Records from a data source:
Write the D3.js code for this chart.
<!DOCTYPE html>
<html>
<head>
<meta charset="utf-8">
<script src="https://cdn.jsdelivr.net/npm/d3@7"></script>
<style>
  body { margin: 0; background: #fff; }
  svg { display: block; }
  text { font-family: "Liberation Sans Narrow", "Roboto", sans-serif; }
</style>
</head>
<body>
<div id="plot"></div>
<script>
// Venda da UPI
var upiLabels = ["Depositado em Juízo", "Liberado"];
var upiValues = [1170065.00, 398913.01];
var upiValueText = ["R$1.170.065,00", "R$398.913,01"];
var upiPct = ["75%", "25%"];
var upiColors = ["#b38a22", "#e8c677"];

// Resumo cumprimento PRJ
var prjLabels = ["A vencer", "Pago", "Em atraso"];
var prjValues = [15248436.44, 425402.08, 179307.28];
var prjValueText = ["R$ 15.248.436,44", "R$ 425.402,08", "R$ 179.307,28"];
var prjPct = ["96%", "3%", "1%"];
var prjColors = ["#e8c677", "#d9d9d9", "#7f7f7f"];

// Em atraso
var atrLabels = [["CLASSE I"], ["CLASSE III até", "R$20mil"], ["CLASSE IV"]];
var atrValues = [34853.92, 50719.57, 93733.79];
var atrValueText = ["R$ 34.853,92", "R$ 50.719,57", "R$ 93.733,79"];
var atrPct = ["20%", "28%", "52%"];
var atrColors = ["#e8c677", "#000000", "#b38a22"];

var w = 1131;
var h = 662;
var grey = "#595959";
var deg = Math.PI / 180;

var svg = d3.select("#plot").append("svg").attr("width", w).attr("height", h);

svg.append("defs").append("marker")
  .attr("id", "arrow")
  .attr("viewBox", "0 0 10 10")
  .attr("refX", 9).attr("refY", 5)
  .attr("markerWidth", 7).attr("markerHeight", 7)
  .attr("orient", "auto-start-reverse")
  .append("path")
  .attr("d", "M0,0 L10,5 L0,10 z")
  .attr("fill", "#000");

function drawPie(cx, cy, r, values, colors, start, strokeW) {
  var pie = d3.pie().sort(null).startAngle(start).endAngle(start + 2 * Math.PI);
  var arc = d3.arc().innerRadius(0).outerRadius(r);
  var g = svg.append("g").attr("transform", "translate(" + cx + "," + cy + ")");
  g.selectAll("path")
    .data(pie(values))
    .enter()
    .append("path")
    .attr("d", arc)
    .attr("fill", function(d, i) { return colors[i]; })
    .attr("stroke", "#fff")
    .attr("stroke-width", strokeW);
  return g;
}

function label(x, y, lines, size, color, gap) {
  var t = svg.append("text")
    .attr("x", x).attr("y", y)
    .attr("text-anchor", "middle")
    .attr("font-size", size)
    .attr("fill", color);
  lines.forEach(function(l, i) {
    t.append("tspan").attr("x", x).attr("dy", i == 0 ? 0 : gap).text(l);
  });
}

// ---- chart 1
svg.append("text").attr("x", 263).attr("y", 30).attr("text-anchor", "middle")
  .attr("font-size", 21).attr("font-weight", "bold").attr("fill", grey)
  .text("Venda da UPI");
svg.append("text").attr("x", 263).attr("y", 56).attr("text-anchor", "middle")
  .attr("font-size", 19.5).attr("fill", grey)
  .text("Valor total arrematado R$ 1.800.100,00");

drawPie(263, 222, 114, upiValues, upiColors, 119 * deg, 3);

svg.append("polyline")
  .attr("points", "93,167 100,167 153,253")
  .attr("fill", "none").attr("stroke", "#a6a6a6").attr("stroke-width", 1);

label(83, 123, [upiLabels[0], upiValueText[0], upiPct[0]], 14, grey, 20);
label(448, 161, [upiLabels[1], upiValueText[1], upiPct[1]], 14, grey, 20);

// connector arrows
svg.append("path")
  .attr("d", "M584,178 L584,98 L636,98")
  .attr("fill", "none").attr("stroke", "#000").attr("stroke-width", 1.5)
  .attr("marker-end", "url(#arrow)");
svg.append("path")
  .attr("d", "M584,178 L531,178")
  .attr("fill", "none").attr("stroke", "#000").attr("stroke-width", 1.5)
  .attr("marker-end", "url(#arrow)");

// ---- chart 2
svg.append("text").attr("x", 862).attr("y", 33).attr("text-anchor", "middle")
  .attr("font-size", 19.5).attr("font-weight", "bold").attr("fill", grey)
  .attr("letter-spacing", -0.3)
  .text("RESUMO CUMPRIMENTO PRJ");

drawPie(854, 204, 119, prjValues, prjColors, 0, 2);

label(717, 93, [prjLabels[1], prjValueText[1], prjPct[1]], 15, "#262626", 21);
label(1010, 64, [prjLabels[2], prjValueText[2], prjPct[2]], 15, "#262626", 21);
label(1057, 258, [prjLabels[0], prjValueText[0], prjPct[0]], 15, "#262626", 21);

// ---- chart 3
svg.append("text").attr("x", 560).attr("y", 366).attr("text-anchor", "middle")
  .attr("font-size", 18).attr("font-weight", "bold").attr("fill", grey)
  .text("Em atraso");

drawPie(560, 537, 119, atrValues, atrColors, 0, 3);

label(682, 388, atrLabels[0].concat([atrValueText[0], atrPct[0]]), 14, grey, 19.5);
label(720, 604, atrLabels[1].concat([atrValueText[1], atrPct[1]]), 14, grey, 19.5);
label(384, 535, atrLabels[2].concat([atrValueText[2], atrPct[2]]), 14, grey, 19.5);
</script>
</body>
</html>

* * *

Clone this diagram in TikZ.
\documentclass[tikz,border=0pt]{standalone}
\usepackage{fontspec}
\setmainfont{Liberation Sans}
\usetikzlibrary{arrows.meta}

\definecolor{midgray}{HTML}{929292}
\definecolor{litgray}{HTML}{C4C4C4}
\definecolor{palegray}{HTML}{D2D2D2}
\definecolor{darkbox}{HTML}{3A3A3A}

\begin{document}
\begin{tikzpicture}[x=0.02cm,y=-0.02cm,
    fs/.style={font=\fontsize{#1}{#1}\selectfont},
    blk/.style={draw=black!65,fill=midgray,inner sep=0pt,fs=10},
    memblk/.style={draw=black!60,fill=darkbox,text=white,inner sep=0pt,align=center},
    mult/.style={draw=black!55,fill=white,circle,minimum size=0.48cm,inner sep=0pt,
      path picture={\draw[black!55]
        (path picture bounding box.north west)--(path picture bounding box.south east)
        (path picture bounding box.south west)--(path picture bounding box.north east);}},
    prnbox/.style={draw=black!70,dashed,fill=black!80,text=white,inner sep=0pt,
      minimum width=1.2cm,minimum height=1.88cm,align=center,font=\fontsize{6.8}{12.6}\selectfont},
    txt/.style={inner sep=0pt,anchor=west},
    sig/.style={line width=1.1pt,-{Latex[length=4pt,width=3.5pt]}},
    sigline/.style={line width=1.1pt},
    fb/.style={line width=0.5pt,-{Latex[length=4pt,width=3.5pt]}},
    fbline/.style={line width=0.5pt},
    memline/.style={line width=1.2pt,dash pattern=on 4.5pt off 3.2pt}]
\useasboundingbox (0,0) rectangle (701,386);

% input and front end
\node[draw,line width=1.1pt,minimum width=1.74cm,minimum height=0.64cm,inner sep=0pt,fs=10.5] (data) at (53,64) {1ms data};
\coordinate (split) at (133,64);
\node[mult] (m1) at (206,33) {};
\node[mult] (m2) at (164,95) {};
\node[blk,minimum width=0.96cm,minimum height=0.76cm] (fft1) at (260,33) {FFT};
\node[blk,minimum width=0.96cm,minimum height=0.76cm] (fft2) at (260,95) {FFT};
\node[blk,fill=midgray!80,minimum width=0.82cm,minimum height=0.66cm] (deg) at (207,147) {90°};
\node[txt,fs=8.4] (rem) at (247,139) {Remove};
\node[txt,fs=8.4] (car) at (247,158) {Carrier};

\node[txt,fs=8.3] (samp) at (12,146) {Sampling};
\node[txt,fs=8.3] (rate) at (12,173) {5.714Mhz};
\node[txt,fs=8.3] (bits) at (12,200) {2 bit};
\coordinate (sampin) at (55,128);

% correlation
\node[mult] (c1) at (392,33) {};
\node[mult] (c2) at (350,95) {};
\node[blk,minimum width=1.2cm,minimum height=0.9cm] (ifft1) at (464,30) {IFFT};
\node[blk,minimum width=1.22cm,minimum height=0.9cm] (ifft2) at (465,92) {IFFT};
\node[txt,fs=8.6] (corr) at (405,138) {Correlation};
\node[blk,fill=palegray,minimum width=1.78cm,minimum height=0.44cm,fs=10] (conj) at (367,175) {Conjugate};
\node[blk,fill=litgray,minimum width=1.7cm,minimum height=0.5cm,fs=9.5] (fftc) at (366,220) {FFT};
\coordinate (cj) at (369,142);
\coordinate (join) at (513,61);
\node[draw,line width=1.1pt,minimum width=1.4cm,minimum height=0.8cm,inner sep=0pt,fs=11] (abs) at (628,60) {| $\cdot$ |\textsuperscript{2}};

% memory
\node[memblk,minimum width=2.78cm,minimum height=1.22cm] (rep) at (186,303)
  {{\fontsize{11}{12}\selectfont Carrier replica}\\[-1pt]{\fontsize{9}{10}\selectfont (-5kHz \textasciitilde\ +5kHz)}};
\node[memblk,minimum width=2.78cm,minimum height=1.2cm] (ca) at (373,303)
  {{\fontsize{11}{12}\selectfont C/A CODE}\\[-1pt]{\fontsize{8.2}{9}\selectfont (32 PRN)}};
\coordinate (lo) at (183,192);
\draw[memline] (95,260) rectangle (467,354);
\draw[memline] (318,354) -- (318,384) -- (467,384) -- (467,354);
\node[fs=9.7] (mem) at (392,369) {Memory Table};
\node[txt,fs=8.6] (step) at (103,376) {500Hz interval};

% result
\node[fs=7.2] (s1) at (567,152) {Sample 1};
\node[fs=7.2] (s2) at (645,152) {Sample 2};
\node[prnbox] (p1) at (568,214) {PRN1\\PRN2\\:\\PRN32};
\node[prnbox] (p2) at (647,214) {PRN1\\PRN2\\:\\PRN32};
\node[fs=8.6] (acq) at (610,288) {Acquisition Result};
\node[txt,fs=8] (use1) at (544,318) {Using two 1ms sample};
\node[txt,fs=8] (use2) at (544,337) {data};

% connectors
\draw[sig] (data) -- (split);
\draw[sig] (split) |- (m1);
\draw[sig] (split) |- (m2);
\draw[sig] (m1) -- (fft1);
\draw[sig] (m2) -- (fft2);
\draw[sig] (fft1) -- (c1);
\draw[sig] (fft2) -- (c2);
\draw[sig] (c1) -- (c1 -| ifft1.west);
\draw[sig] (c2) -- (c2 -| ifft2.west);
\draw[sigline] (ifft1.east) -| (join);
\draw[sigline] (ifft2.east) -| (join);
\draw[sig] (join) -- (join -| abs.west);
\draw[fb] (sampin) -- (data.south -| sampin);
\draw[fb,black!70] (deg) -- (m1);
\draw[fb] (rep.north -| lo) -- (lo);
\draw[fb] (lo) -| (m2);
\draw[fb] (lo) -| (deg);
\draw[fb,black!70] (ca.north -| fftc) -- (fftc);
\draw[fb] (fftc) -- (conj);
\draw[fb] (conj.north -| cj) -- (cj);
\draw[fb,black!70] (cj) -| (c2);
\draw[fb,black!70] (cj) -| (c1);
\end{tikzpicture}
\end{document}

SHORT PROBLEM:
How many lines in the data contain the string "chart"? Respond with the number only.

COMPLETE OUTPUT:
4